When new technology arrives on the scene, people often marvel at the expanded capabilities. Beyond the initial amazement however, the actual application of the new technologies are often slower to take off. That’s what has happened with additive manufacturing. As additive manufacturing technology continues to advance and become more mainstream, here’s how it is expected to change the industry in 2016:
Traditional manufacturing processes are here to stay, but that isn’t to say additive manufacturing won’t be seen in more shops. Additive manufacturing could bring about standardization of the industry, so that it is only used for creating products that aren’t attainable using existing methods. Standardization, which some organizations are looking at, could help streamline processes for manufacturers using additive manufacturing.
With more new technology coming into play, the skills gap and demand for workers will only increase. This means there needs to be even more focus on training and recruiting workers for the field, not only in traditional machining methods, but additive processes as well.
When additive manufacturing appears in the news, often it’s talking about 3D cars, houses and other large, luxury items. However, these are far-reaching possibilities that give the public a twisted perception of this process.

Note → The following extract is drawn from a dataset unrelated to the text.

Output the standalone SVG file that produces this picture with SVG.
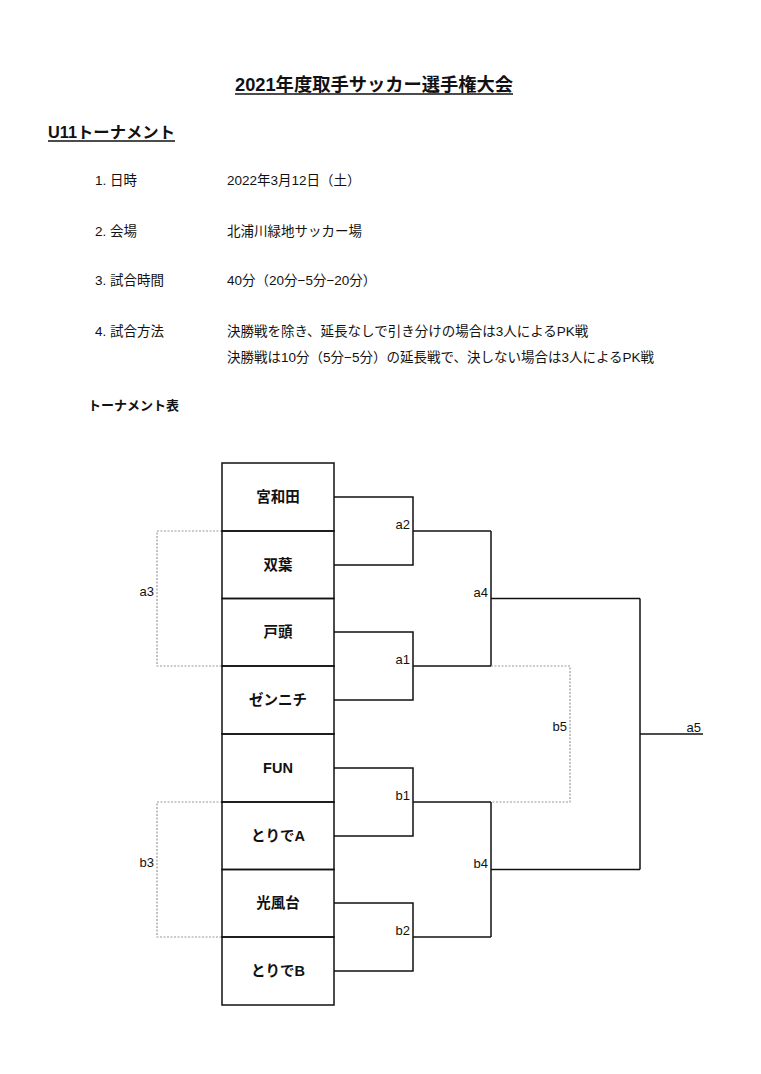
<svg xmlns="http://www.w3.org/2000/svg" width="761" height="1074" viewBox="0 0 761 1074">
<style>
text{font-family:"Liberation Sans","Noto Sans CJK JP",sans-serif;fill:#111}
.h{font-weight:bold}
.b{font-size:13.5px}
.team{font-size:14.5px;font-weight:bold;text-anchor:middle}
.lbl{font-size:13px;text-anchor:end}
.ln{fill:none;stroke:#111;stroke-width:1.5}
.dash{fill:none;stroke:#999;stroke-width:1.2;stroke-dasharray:2 1.5}
.ul{stroke:#111;stroke-width:1.3}
</style>
<rect width="761" height="1074" fill="#fff"/>
<g id="header">
<text class="h" x="374" y="91" font-size="18" text-anchor="middle" textLength="278" lengthAdjust="spacingAndGlyphs">2021年度取手サッカー選手権大会</text>
<line class="ul" x1="235" y1="94" x2="513" y2="94"/>
<text class="h" x="48" y="138" font-size="16" textLength="127" lengthAdjust="spacingAndGlyphs">U11トーナメント</text>
<line class="ul" x1="48" y1="141" x2="175" y2="141"/>
<text class="b" x="95" y="185">1. 日時</text>
<text class="b" x="227" y="185">2022年3月12日（土）</text>
<text class="b" x="95" y="236">2. 会場</text>
<text class="b" x="227" y="236">北浦川緑地サッカー場</text>
<text class="b" x="95" y="285">3. 試合時間</text>
<text class="b" x="227" y="285">40分（20分−5分−20分）</text>
<text class="b" x="95" y="336">4. 試合方法</text>
<text class="b" x="227" y="336">決勝戦を除き、延長なしで引き分けの場合は3人によるPK戦</text>
<text class="b" x="227" y="362">決勝戦は10分（5分−5分）の延長戦で、決しない場合は3人によるPK戦</text>
<text class="h" x="88" y="410" font-size="13">トーナメント表</text>
</g>
<g id="connectors">
<path class="ln" d="M334,497 H413 V565 H334"/>
<path class="ln" d="M413,531 H491"/>
<path class="ln" d="M334,632 H413 V700 H334"/>
<path class="ln" d="M413,666 H491"/>
<path class="ln" d="M491,531 V666"/>
<path class="ln" d="M491,598.5 H640"/>
<path class="ln" d="M334,768 H413 V836 H334"/>
<path class="ln" d="M413,802 H491"/>
<path class="ln" d="M334,903 H413 V971 H334"/>
<path class="ln" d="M413,937 H491"/>
<path class="ln" d="M491,802 V937"/>
<path class="ln" d="M491,869.5 H640"/>
<path class="ln" d="M640,598.5 V869.5"/>
<path class="ln" d="M640,734 H703"/>
<path class="dash" d="M491,666 H570 V802 H491"/>
<path class="dash" d="M222,531 H157 V666 H222"/>
<path class="dash" d="M222,802 H157 V937 H222"/>
</g>
<g id="match-labels">
<text class="lbl" x="410" y="529">a2</text>
<text class="lbl" x="410" y="664">a1</text>
<text class="lbl" x="488" y="597">a4</text>
<text class="lbl" x="410" y="800">b1</text>
<text class="lbl" x="410" y="935">b2</text>
<text class="lbl" x="488" y="868">b4</text>
<text class="lbl" x="567" y="731">b5</text>
<text class="lbl" x="701" y="732">a5</text>
<text class="lbl" x="154" y="596">a3</text>
<text class="lbl" x="154" y="867">b3</text>
</g>
<g id="team-miyawada"><rect class="ln" x="222" y="463" width="112" height="68"/><text class="team" x="278" y="502">宮和田</text></g>
<g id="team-futaba"><rect class="ln" x="222" y="531" width="112" height="67.5"/><text class="team" x="278" y="570">双葉</text></g>
<g id="team-togashira"><rect class="ln" x="222" y="598.5" width="112" height="67.5"/><text class="team" x="278" y="637">戸頭</text></g>
<g id="team-zennichi"><rect class="ln" x="222" y="666" width="112" height="68"/><text class="team" x="278" y="705">ゼンニチ</text></g>
<g id="team-fun"><rect class="ln" x="222" y="734" width="112" height="68"/><text class="team" x="278" y="773">FUN</text></g>
<g id="team-toride-a"><rect class="ln" x="222" y="802" width="112" height="67.5"/><text class="team" x="278" y="841">とりでA</text></g>
<g id="team-kofudai"><rect class="ln" x="222" y="869.5" width="112" height="67.5"/><text class="team" x="278" y="908">光風台</text></g>
<g id="team-toride-b"><rect class="ln" x="222" y="937" width="112" height="68"/><text class="team" x="278" y="976">とりでB</text></g>
</svg>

Technology drives innovation, so there’s sure to be new and improved projects being made with additive manufacturing. This could help to transform the industry in ways previously thought impossible.
When looking at primarily metal printing, here’s what is expected to happen:
Metal Additive Manufacturing Focus:
There’s a lot of growth in this area, which is anticipated to become a huge focus of 3D printing in 2016. It’s expected to continue rapidly growing in 2016, with many businesses not previously involved now jumping in.
It’s believed that in 2016, major carmakers will invest in direct metal printing. While indirect metal printing could grow within the automotive industry, large amounts of metal automobile components aren’t likely to be printed this year.
Small Footprint 3D Printing Systems:
For the last two years there was increased revenue growth from large-format metal systems sales. However, in 2016, smaller footprint systems could be shifted into the spotlight. Not only being used for research application but also for small-scale manufacturing opportunities.